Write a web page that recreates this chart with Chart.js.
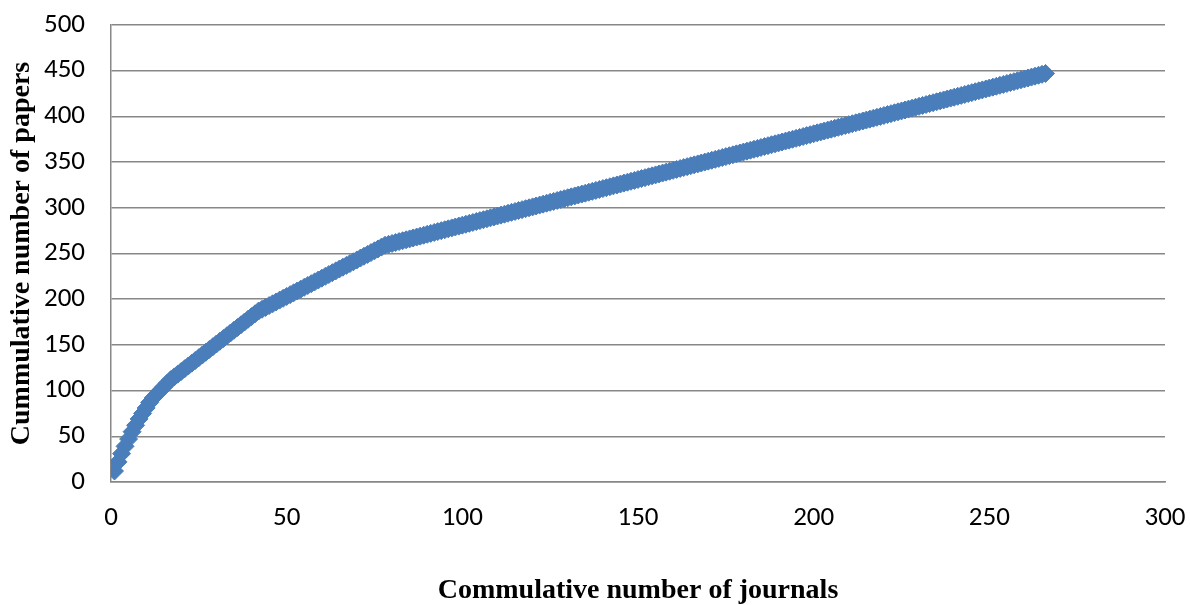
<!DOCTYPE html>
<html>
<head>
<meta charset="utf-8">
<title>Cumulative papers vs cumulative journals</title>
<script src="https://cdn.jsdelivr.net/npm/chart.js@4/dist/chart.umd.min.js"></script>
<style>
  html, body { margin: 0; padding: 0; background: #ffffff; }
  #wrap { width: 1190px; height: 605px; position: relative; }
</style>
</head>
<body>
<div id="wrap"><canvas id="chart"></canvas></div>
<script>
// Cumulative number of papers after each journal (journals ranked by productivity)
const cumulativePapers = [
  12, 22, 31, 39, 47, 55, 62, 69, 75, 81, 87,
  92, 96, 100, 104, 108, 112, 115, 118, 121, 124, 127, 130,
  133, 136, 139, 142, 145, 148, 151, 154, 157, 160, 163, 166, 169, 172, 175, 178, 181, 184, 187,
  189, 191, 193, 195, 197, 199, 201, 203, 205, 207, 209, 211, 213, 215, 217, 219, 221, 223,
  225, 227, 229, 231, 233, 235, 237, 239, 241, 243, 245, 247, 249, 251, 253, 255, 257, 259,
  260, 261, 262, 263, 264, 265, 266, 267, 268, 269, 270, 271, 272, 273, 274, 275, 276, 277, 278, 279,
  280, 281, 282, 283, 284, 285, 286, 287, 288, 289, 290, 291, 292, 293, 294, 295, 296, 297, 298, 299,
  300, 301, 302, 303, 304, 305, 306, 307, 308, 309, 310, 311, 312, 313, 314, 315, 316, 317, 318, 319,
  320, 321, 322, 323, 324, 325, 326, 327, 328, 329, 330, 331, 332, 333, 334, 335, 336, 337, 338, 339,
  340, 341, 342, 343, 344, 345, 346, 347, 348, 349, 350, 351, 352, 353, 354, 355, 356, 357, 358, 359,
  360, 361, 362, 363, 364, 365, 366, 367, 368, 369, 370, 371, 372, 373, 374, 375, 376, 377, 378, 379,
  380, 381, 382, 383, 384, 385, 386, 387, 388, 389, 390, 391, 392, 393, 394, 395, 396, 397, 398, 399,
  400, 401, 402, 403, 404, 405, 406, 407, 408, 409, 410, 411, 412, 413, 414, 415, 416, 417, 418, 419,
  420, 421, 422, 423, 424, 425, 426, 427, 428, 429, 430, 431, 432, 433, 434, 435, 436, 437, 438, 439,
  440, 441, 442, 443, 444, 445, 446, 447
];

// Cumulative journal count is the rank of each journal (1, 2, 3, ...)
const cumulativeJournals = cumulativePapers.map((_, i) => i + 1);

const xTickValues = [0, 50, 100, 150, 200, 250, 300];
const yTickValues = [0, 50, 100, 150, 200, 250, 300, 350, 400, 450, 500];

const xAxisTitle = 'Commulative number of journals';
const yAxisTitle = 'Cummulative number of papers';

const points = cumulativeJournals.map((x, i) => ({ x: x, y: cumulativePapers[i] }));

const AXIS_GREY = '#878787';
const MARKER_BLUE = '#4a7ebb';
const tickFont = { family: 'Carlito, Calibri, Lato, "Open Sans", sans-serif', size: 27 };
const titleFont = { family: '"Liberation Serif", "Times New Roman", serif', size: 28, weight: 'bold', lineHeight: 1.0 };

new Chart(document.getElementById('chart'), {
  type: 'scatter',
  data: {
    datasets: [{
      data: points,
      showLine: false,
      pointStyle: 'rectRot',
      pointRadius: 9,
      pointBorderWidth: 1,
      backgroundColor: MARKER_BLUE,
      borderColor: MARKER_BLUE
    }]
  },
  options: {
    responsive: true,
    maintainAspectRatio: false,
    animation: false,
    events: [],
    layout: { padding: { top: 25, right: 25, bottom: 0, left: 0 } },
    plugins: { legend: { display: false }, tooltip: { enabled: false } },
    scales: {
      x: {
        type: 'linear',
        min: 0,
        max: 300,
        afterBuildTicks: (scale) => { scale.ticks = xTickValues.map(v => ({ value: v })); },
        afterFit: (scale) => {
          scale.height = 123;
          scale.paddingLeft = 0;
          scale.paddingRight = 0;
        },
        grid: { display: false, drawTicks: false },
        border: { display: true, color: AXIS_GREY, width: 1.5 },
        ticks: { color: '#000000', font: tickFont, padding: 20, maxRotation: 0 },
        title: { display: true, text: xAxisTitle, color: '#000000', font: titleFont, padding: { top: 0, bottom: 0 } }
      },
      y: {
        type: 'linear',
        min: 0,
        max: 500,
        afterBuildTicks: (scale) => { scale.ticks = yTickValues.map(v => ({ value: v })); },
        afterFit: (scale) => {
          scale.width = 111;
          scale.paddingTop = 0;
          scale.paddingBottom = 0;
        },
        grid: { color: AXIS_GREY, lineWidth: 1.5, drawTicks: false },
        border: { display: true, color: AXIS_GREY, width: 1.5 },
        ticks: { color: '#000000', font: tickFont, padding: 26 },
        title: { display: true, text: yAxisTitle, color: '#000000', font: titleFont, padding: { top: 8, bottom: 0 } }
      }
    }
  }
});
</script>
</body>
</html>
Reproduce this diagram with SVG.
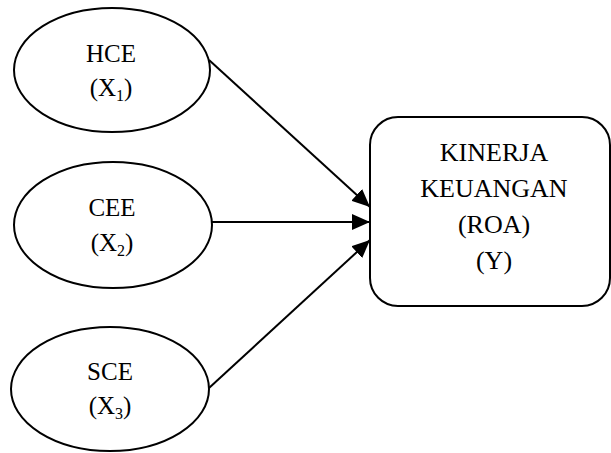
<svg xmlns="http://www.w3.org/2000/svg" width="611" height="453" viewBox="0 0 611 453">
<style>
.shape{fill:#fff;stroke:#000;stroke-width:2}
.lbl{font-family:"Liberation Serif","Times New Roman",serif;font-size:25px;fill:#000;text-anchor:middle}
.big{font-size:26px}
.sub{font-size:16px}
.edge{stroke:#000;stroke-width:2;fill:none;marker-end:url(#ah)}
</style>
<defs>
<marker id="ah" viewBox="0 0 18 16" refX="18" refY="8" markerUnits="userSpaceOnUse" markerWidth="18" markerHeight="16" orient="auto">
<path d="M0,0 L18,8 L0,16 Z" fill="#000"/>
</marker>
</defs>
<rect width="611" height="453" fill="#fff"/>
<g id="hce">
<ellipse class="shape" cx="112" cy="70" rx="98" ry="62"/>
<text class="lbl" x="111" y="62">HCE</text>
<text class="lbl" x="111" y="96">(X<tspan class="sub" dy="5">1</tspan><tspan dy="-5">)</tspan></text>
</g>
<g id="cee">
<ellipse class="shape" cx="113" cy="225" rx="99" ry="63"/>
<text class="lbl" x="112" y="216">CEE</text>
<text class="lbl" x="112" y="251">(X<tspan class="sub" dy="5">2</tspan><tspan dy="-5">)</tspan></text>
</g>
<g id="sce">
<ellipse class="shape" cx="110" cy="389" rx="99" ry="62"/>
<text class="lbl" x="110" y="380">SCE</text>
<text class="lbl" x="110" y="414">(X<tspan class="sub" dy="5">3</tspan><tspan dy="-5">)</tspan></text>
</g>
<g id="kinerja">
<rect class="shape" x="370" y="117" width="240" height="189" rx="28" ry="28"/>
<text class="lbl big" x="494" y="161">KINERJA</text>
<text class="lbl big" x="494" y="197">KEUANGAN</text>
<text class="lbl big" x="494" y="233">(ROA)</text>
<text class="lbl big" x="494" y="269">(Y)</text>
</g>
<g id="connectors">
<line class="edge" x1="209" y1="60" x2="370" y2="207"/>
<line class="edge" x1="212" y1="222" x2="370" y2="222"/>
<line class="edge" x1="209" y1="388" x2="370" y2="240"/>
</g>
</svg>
###
**OBJECTIVE**: Pictures are not part of the copy; reproduce exactly and only the lines from the line containing "Reproduce this diagram with SVG." through the end of the listing.

**COMPLETE RESPONSE**:
Reproduce this diagram with SVG.
<svg xmlns="http://www.w3.org/2000/svg" width="611" height="453" viewBox="0 0 611 453">
<style>
.shape{fill:#fff;stroke:#000;stroke-width:2}
.lbl{font-family:"Liberation Serif","Times New Roman",serif;font-size:25px;fill:#000;text-anchor:middle}
.big{font-size:26px}
.sub{font-size:16px}
.edge{stroke:#000;stroke-width:2;fill:none;marker-end:url(#ah)}
</style>
<defs>
<marker id="ah" viewBox="0 0 18 16" refX="18" refY="8" markerUnits="userSpaceOnUse" markerWidth="18" markerHeight="16" orient="auto">
<path d="M0,0 L18,8 L0,16 Z" fill="#000"/>
</marker>
</defs>
<rect width="611" height="453" fill="#fff"/>
<g id="hce">
<ellipse class="shape" cx="112" cy="70" rx="98" ry="62"/>
<text class="lbl" x="111" y="62">HCE</text>
<text class="lbl" x="111" y="96">(X<tspan class="sub" dy="5">1</tspan><tspan dy="-5">)</tspan></text>
</g>
<g id="cee">
<ellipse class="shape" cx="113" cy="225" rx="99" ry="63"/>
<text class="lbl" x="112" y="216">CEE</text>
<text class="lbl" x="112" y="251">(X<tspan class="sub" dy="5">2</tspan><tspan dy="-5">)</tspan></text>
</g>
<g id="sce">
<ellipse class="shape" cx="110" cy="389" rx="99" ry="62"/>
<text class="lbl" x="110" y="380">SCE</text>
<text class="lbl" x="110" y="414">(X<tspan class="sub" dy="5">3</tspan><tspan dy="-5">)</tspan></text>
</g>
<g id="kinerja">
<rect class="shape" x="370" y="117" width="240" height="189" rx="28" ry="28"/>
<text class="lbl big" x="494" y="161">KINERJA</text>
<text class="lbl big" x="494" y="197">KEUANGAN</text>
<text class="lbl big" x="494" y="233">(ROA)</text>
<text class="lbl big" x="494" y="269">(Y)</text>
</g>
<g id="connectors">
<line class="edge" x1="209" y1="60" x2="370" y2="207"/>
<line class="edge" x1="212" y1="222" x2="370" y2="222"/>
<line class="edge" x1="209" y1="388" x2="370" y2="240"/>
</g>
</svg>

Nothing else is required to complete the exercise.